At temperature $T$, a compound $AB _{2}( g )$ dissociates according to the reaction, $2 AB _{2}( g ) \rightleftharpoons 2 AB ( g )+ B _{2}( g )$ with a degree of dissociation ' $x$ ' which is small as compared to unity.
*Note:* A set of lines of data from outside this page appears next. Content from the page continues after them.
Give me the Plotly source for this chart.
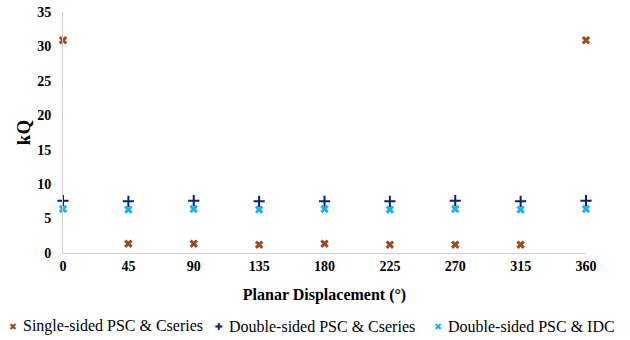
import plotly.graph_objects as go

# Planar displacement angles (degrees)
angles = [0, 45, 90, 135, 180, 225, 270, 315, 360]

# Coupling factor kQ for each configuration
single_cseries = [30.9, 1.35, 1.35, 1.2, 1.35, 1.2, 1.2, 1.2, 30.9]
double_cseries = [7.6, 7.5, 7.6, 7.5, 7.5, 7.5, 7.6, 7.5, 7.6]
double_idc = [6.4, 6.3, 6.4, 6.3, 6.4, 6.3, 6.4, 6.3, 6.4]

series_names = ["Single-sided PSC & Cseries", "Double-sided PSC & Cseries", "Double-sided PSC & IDC"]
series_colors = ["#9E4A1C", "#0B2466", "#16B4EE"]
legend_glyphs = ["✖", "✚", "✖"]
x_ticks = [0, 45, 90, 135, 180, 225, 270, 315, 360]
y_ticks = [0, 5, 10, 15, 20, 25, 30, 35]

serif = "Liberation Serif"
W, H = 630, 340
M = dict(l=63, r=44, t=12, b=87)
plot_w = W - M["l"] - M["r"]
plot_h = H - M["t"] - M["b"]

fig = go.Figure()
fig.add_trace(go.Scatter(
    x=angles, y=single_cseries, mode="markers", name=series_names[0], cliponaxis=False,
    marker=dict(symbol="x", size=7.5, color=series_colors[0]),
))
fig.add_trace(go.Scatter(
    x=angles, y=double_cseries, mode="markers", name=series_names[1], cliponaxis=False,
    marker=dict(symbol="cross-thin", size=8, color=series_colors[1],
                line=dict(width=2, color=series_colors[1])),
))
fig.add_trace(go.Scatter(
    x=angles, y=double_idc, mode="markers", name=series_names[2], cliponaxis=False,
    marker=dict(symbol="x", size=7.5, color=series_colors[2]),
))

# Legend row below the axis title: coloured glyph followed by the series name
legend_px = [13, 219, 438]
legend_y = (H - M["b"] - 326) / plot_h
for px, name, color, glyph in zip(legend_px, series_names, series_colors, legend_glyphs):
    fig.add_annotation(
        x=(px - M["l"]) / plot_w, y=legend_y, xref="paper", yref="paper",
        text=glyph, showarrow=False, xanchor="center", yanchor="middle",
        font=dict(size=9.5, family="DejaVu Sans", color=color),
    )
    fig.add_annotation(
        x=(px + 8 - M["l"]) / plot_w, y=legend_y, xref="paper", yref="paper",
        text=name, showarrow=False, xanchor="left", yanchor="middle",
        font=dict(size=16, family=serif, color="black"),
    )

fig.update_layout(
    width=W, height=H, margin=M,
    paper_bgcolor="white", plot_bgcolor="white",
    font=dict(family=serif, color="black"),
    showlegend=False,
)
fig.update_xaxes(
    range=[0, 360], tickvals=x_ticks, ticktext=[str(t) for t in x_ticks],
    showgrid=False, zeroline=False, showline=True, linecolor="#D0D0D0", linewidth=1,
    ticks="", automargin=False, tickfont=dict(size=14, family=serif, weight="bold"),
    title=dict(text="Planar Displacement (°)", font=dict(size=16, family=serif, weight="bold"), standoff=16),
)
fig.update_yaxes(
    range=[0, 35], tickvals=y_ticks,
    showgrid=False, zeroline=False, showline=True, linecolor="#D0D0D0", linewidth=1,
    ticks="", automargin=False, tickfont=dict(size=14, family=serif, weight="bold"), ticklabelstandoff=8,
    title=dict(text="kQ", font=dict(size=19, family=serif, weight="bold"), standoff=1),
)

fig.write_html("out.html")
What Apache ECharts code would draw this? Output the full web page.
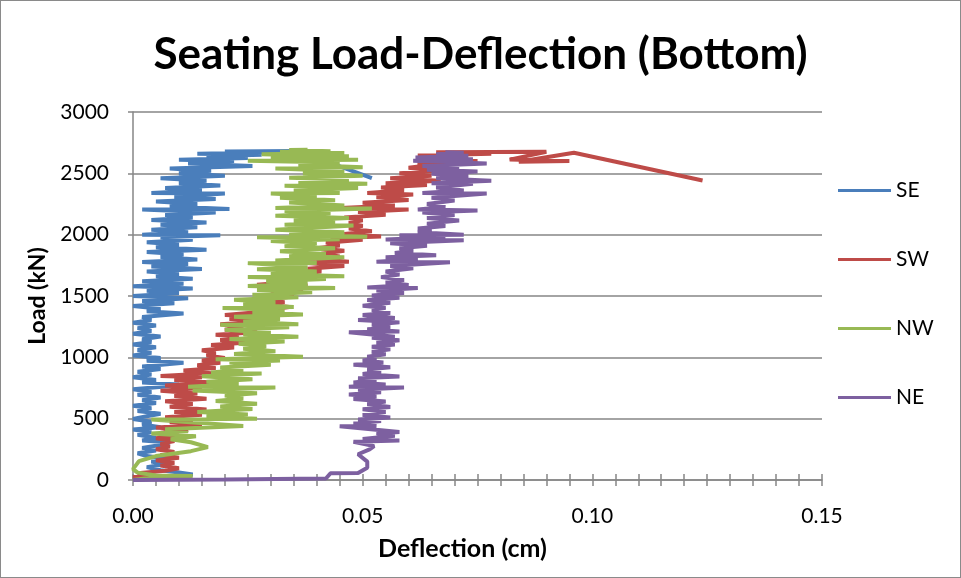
<!DOCTYPE html>
<html>
<head>
<meta charset="utf-8">
<script src="https://cdn.jsdelivr.net/npm/echarts@6/dist/echarts.min.js"></script>
<style>
  html, body { margin: 0; padding: 0; background: #fff; }
  #main { width: 961px; height: 578px; box-sizing: border-box; border: 1px solid #8a8a8a; }
</style>
</head>
<body>
<div id="main"></div>
<script>
// Axis ticks
const deflectionTicks = [0, 0.05, 0.10, 0.15];
const loadTicks = [0, 500, 1000, 1500, 2000, 2500, 3000];

const seriesNames = ['SE', 'SW', 'NW', 'NE'];

// Gauge readings: [deflection (cm), load (kN)]
const seData = [
  [0.000,0],[0.004,8],[0.009,22],[0.013,45],[0.010,62],[0.006,80],[0.003,105],[0.007,128],[0.004,150],[0.008,172],
  [0.003,195],[0.001,218],[0.005,240],[0.002,262],[0.006,285],[0.008,305],[0.002,322],[0.005,345],[0.001,368],[0.004,390],
  [0.000,412],[0.006,430],[0.002,452],[0.004,475],[0.000,498],[0.003,520],[0.006,540],[0.001,562],[0.004,585],[0.000,605],
  [0.005,628],[0.002,650],[0.006,672],[0.001,695],[0.004,718],[0.000,740],[0.007,762],[0.010,778],[0.002,795],[0.005,815],
  [0.000,838],[0.004,860],[0.001,882],[0.006,905],[0.002,925],[0.011,955],[0.003,972],[0.006,995],[0.000,1015],[0.004,1038],
  [0.001,1060],[0.005,1082],[0.000,1105],[0.004,1125],[0.002,1148],[0.006,1170],[0.000,1192],[0.004,1215],[0.001,1238],[0.005,1260],
  [0.000,1282],[0.004,1305],[0.002,1328],[0.011,1358],[0.003,1375],[0.006,1395],[0.000,1418],[0.009,1440],[0.002,1460],[0.012,1482],
  [0.000,1500],[0.010,1522],[0.003,1542],[0.013,1562],[0.000,1580],[0.011,1600],[0.002,1620],[0.013,1640],[0.005,1660],[0.010,1680],
  [0.003,1700],[0.015,1720],[0.004,1740],[0.012,1760],[0.002,1778],[0.014,1798],[0.006,1818],[0.011,1838],[0.003,1858],[0.016,1878],
  [0.005,1898],[0.010,1918],[0.003,1938],[0.013,1958],[0.006,1978],[0.019,1995],[0.002,2000],[0.012,2020],[0.004,2040],[0.014,2060],
  [0.006,2080],[0.016,2100],[0.004,2120],[0.013,2140],[0.007,2160],[0.018,2180],[0.002,2205],[0.021,2210],[0.008,2230],[0.014,2250],
  [0.005,2270],[0.018,2290],[0.009,2310],[0.020,2335],[0.004,2340],[0.015,2360],[0.007,2380],[0.019,2400],[0.010,2420],[0.016,2440],
  [0.006,2460],[0.020,2480],[0.010,2500],[0.017,2520],[0.008,2540],[0.026,2560],[0.012,2580],[0.022,2600],[0.010,2610],[0.025,2625],
  [0.016,2640],[0.028,2652],[0.014,2660],[0.030,2670],[0.020,2678],[0.036,2682],[0.052,2460]
];

const swData = [
  [0.000,0],[0.003,12],[0.000,25],[0.004,40],[0.001,55],[0.007,75],[0.010,95],[0.006,118],[0.009,140],[0.005,160],
  [0.010,182],[0.006,205],[0.009,228],[0.005,250],[0.008,272],[0.006,295],[0.009,318],[0.005,340],[0.010,362],[0.006,385],
  [0.012,408],[0.005,428],[0.015,448],[0.008,470],[0.013,490],[0.007,512],[0.015,532],[0.009,555],[0.016,575],[0.008,598],
  [0.013,620],[0.007,642],[0.016,662],[0.009,685],[0.014,705],[0.006,728],[0.015,750],[0.007,770],[0.018,792],[0.009,815],
  [0.015,838],[0.006,848],[0.017,870],[0.011,892],[0.018,912],[0.014,935],[0.019,955],[0.015,975],[0.020,995],[0.016,1015],
  [0.018,1035],[0.015,1058],[0.022,1080],[0.017,1100],[0.025,1120],[0.019,1142],[0.023,1165],[0.018,1185],[0.027,1205],[0.020,1225],
  [0.024,1248],[0.019,1270],[0.028,1290],[0.021,1312],[0.029,1335],[0.020,1346],[0.027,1368],[0.030,1390],[0.034,1410],[0.029,1430],
  [0.033,1450],[0.028,1472],[0.035,1495],[0.030,1515],[0.037,1538],[0.031,1560],[0.038,1585],[0.027,1592],[0.034,1612],[0.030,1635],
  [0.039,1655],[0.035,1675],[0.041,1700],[0.038,1722],[0.046,1745],[0.036,1775],[0.047,1780],[0.040,1800],[0.045,1822],[0.041,1845],
  [0.046,1868],[0.040,1890],[0.045,1912],[0.042,1935],[0.050,1958],[0.043,1970],[0.054,1985],[0.046,2005],[0.052,2028],[0.047,2050],
  [0.050,2072],[0.047,2095],[0.050,2118],[0.046,2140],[0.055,2162],[0.049,2185],[0.060,2205],[0.044,2215],[0.057,2238],[0.050,2260],
  [0.060,2282],[0.053,2305],[0.061,2328],[0.051,2340],[0.059,2362],[0.054,2385],[0.064,2405],[0.055,2420],[0.067,2440],[0.056,2460],
  [0.065,2480],[0.058,2500],[0.066,2520],[0.060,2545],[0.064,2565],[0.062,2585],[0.075,2600],[0.063,2615],[0.071,2630],[0.062,2645],
  [0.078,2660],[0.066,2672],[0.090,2675],[0.082,2612],[0.095,2600],[0.084,2595],[0.096,2668],[0.124,2442]
];

const nwData = [
  [0.000,0],[0.006,28],[0.013,32],[0.005,36],[0.001,60],[0.000,89],[0.0013,154],[0.005,195],[0.0126,235],[0.0163,268],
  [0.0126,308],[0.0082,332],[0.0137,357],[0.004,380],[0.012,398],[0.007,413],[0.024,440],[0.004,494],[0.027,500],[0.016,518],
  [0.025,535],[0.014,555],[0.026,578],[0.019,600],[0.027,622],[0.018,645],[0.024,665],[0.020,688],[0.027,708],[0.013,730],
  [0.031,754],[0.012,760],[0.023,782],[0.016,800],[0.026,822],[0.015,845],[0.028,868],[0.017,876],[0.024,898],[0.019,918],
  [0.030,940],[0.021,957],[0.032,975],[0.018,985],[0.037,1005],[0.022,1028],[0.031,1050],[0.024,1070],[0.029,1090],[0.023,1110],
  [0.033,1130],[0.021,1150],[0.036,1168],[0.024,1188],[0.030,1200],[0.020,1225],[0.034,1245],[0.019,1265],[0.036,1270],[0.024,1290],
  [0.032,1310],[0.022,1330],[0.037,1350],[0.026,1368],[0.033,1385],[0.0195,1403],[0.035,1410],[0.024,1430],[0.031,1450],[0.022,1470],
  [0.036,1490],[0.026,1510],[0.039,1530],[0.027,1548],[0.044,1565],[0.025,1582],[0.038,1600],[0.029,1620],[0.042,1638],[0.025,1654],
  [0.046,1660],[0.030,1680],[0.040,1700],[0.027,1718],[0.038,1735],[0.025,1768],[0.040,1770],[0.031,1790],[0.046,1816],[0.034,1825],
  [0.042,1845],[0.032,1865],[0.044,1889],[0.033,1905],[0.040,1930],[0.030,1948],[0.045,1962],[0.027,1978],[0.051,1982],[0.034,2000],
  [0.046,2020],[0.031,2040],[0.048,2075],[0.033,2080],[0.044,2100],[0.035,2116],[0.047,2135],[0.031,2155],[0.043,2175],[0.033,2192],
  [0.052,2213],[0.031,2218],[0.046,2238],[0.034,2262],[0.044,2280],[0.032,2300],[0.040,2318],[0.030,2335],[0.045,2340],[0.035,2360],
  [0.049,2380],[0.033,2398],[0.051,2416],[0.036,2432],[0.047,2450],[0.034,2465],[0.050,2480],[0.037,2500],[0.046,2520],[0.031,2540],
  [0.050,2550],[0.036,2570],[0.045,2588],[0.025,2602],[0.049,2610],[0.030,2625],[0.047,2640],[0.028,2655],[0.046,2665],[0.032,2675],
  [0.043,2680],[0.034,2690],[0.038,2692]
];

const neData = [
  [0.000,0],[0.020,5],[0.042,12],[0.043,55],[0.049,58],[0.051,100],[0.051,150],[0.049,210],[0.0515,250],[0.0525,276],
  [0.048,312],[0.058,322],[0.050,335],[0.057,360],[0.053,380],[0.058,392],[0.045,438],[0.053,440],[0.048,460],[0.054,480],
  [0.049,494],[0.056,510],[0.050,530],[0.055,555],[0.050,576],[0.056,595],[0.051,618],[0.055,640],[0.048,660],[0.053,680],
  [0.047,697],[0.054,715],[0.049,735],[0.059,754],[0.047,760],[0.055,778],[0.048,795],[0.053,815],[0.049,830],[0.058,843],
  [0.050,865],[0.054,885],[0.051,900],[0.056,920],[0.048,940],[0.0545,957],[0.050,975],[0.053,990],[0.051,1005],[0.055,1025],
  [0.052,1045],[0.056,1065],[0.052,1087],[0.057,1105],[0.053,1119],[0.058,1140],[0.052,1160],[0.057,1168],[0.047,1205],[0.058,1210],
  [0.051,1228],[0.056,1248],[0.052,1265],[0.058,1285],[0.049,1305],[0.057,1320],[0.050,1346],[0.056,1362],[0.052,1385],[0.055,1403],
  [0.050,1420],[0.056,1445],[0.051,1468],[0.058,1485],[0.052,1505],[0.059,1525],[0.053,1545],[0.062,1565],[0.051,1570],[0.060,1590],
  [0.055,1610],[0.059,1630],[0.054,1654],[0.058,1675],[0.055,1700],[0.061,1727],[0.056,1745],[0.069,1776],[0.053,1780],[0.062,1800],
  [0.055,1815],[0.066,1832],[0.057,1850],[0.061,1870],[0.058,1889],[0.064,1910],[0.056,1930],[0.072,1954],[0.055,1960],[0.068,1980],
  [0.058,1995],[0.072,2000],[0.062,2020],[0.065,2040],[0.062,2051],[0.068,2070],[0.064,2090],[0.071,2116],[0.064,2135],[0.070,2160],
  [0.063,2180],[0.075,2197],[0.062,2205],[0.068,2225],[0.064,2250],[0.070,2278],[0.065,2300],[0.077,2335],[0.063,2340],[0.072,2360],
  [0.066,2385],[0.074,2416],[0.065,2420],[0.078,2440],[0.066,2460],[0.073,2480],[0.065,2497],[0.075,2515],[0.064,2530],[0.071,2546],
  [0.063,2560],[0.077,2580],[0.061,2602],[0.074,2615],[0.0615,2630],[0.073,2643],[0.066,2655],[0.072,2668],[0.068,2672]
];

const seriesData = [seData, swData, nwData, neData];
const seriesColors = ['#4a7ebb', '#be4b48', '#98b954', '#7d60a0'];

const FONT = 'Lato, "Open Sans", sans-serif';
const AXIS_GRAY = '#868686';

const xMin = deflectionTicks[0];
const xMax = deflectionTicks[deflectionTicks.length - 1];
const xStep = deflectionTicks[1] - deflectionTicks[0];
const yMin = loadTicks[0];
const yMax = loadTicks[loadTicks.length - 1];
const yStep = loadTicks[1] - loadTicks[0];

const chart = echarts.init(document.getElementById('main'), null, { renderer: 'canvas' });

const xBase = {
  type: 'value', min: xMin, max: xMax, interval: xStep,
  splitLine: { show: false }
};

chart.setOption({
  animation: false,
  backgroundColor: '#ffffff',
  title: {
    text: 'Seating Load-Deflection (Bottom)',
    left: 'center', top: 27,
    textStyle: { fontFamily: FONT, fontWeight: 'bold', fontSize: 44, color: '#000' }
  },
  grid: { left: 132, right: 138, top: 111, bottom: 97 },
  legend: {
    orient: 'vertical', left: 832, top: 174,
    itemWidth: 53, itemHeight: 3, itemGap: 48,
    icon: 'rect',
    textStyle: { fontFamily: FONT, fontSize: 21, color: '#000', lineHeight: 20, padding: [0, 0, 0, 0] },
    data: seriesNames
  },
  xAxis: [
    Object.assign({}, xBase, {
      name: 'Deflection (cm)', nameLocation: 'middle', nameGap: 56,
      nameTextStyle: { fontFamily: FONT, fontWeight: 'bold', fontSize: 25, color: '#000', padding: [0, 30, 0, 0] },
      axisLine: { show: true, lineStyle: { color: AXIS_GRAY, width: 1.5 } },
      axisTick: { show: true, inside: false, length: 6, lineStyle: { color: AXIS_GRAY, width: 1.5 } },
      minorTick: { show: true, splitNumber: 10, length: 6, lineStyle: { color: AXIS_GRAY, width: 1.5 } },
      axisLabel: {
        fontFamily: FONT, fontSize: 21, color: '#000', margin: 26,
        formatter: v => v.toFixed(2)
      }
    }),
    // inward half of the crossing tick marks
    Object.assign({}, xBase, {
      position: 'bottom',
      axisLine: { show: false },
      axisLabel: { show: false },
      axisTick: { show: true, inside: true, length: 6, lineStyle: { color: AXIS_GRAY, width: 1.5 } },
      minorTick: { show: true, splitNumber: 10, length: 6, lineStyle: { color: AXIS_GRAY, width: 1.5 } }
    })
  ],
  yAxis: {
    type: 'value', min: yMin, max: yMax, interval: yStep,
    name: 'Load (kN)', nameLocation: 'middle', nameGap: 84,
    nameTextStyle: { fontFamily: FONT, fontWeight: 'bold', fontSize: 23, color: '#000' },
    axisLine: { show: true, lineStyle: { color: AXIS_GRAY, width: 1.5 } },
    axisTick: { show: true, inside: false, length: 5, lineStyle: { color: AXIS_GRAY, width: 1.5 } },
    splitLine: { show: true, lineStyle: { color: AXIS_GRAY, width: 1.5 } },
    axisLabel: { fontFamily: FONT, fontSize: 21, color: '#000', margin: 24, formatter: v => String(v) }
  },
  series: seriesNames.map((name, i) => ({
    name: name,
    type: 'line',
    xAxisIndex: 0,
    data: seriesData[i],
    symbol: 'none',
    showSymbol: false,
    clip: false,
    color: seriesColors[i],
    lineStyle: { color: seriesColors[i], width: 4 },
    z: 2 + i
  }))
});
</script>
</body>
</html>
The expression for $K _{ p }$ in terms of ' $x$' and total pressure $P$ is

• A. $\frac{P x^{3}}{2}$
• B. $\frac{P x^{2}}{3}$
• C. $\frac{P x^{3}}{3}$
• D. $\frac{ Px ^{2}}{2}$

Answer 1

Answer: (A)

$\therefore K_{p}=\frac{P_{B_{2}} \times P_{A B}^{2}}{P_{A B_{2}}^{2}} $
$=\frac{\left(\frac{\frac{x}{2}}{1+\frac{x}{2}}\right)P \times\frac{x^{2}}{\left(1 + \frac{x}{2}\right)^{2}}P^{2}}{\frac{\left(1 - x\right)^{2}}{\left(1 +\frac{x}{2}\right)^{2}}} = \frac{Px^{3}}{2\left(1+\frac{x}{2}\right)\left(1-x\right)^{2}}$
$\therefore x < < 1 $
$\Rightarrow K_{p}=\frac{P x^{3}}{2 \times 1 \times 1}=\frac{P x^{3}}{2}$
Also,
Degree of dissociation $=\frac{\text { Number of moles disgociated }}{\text { Number of moles taken }}$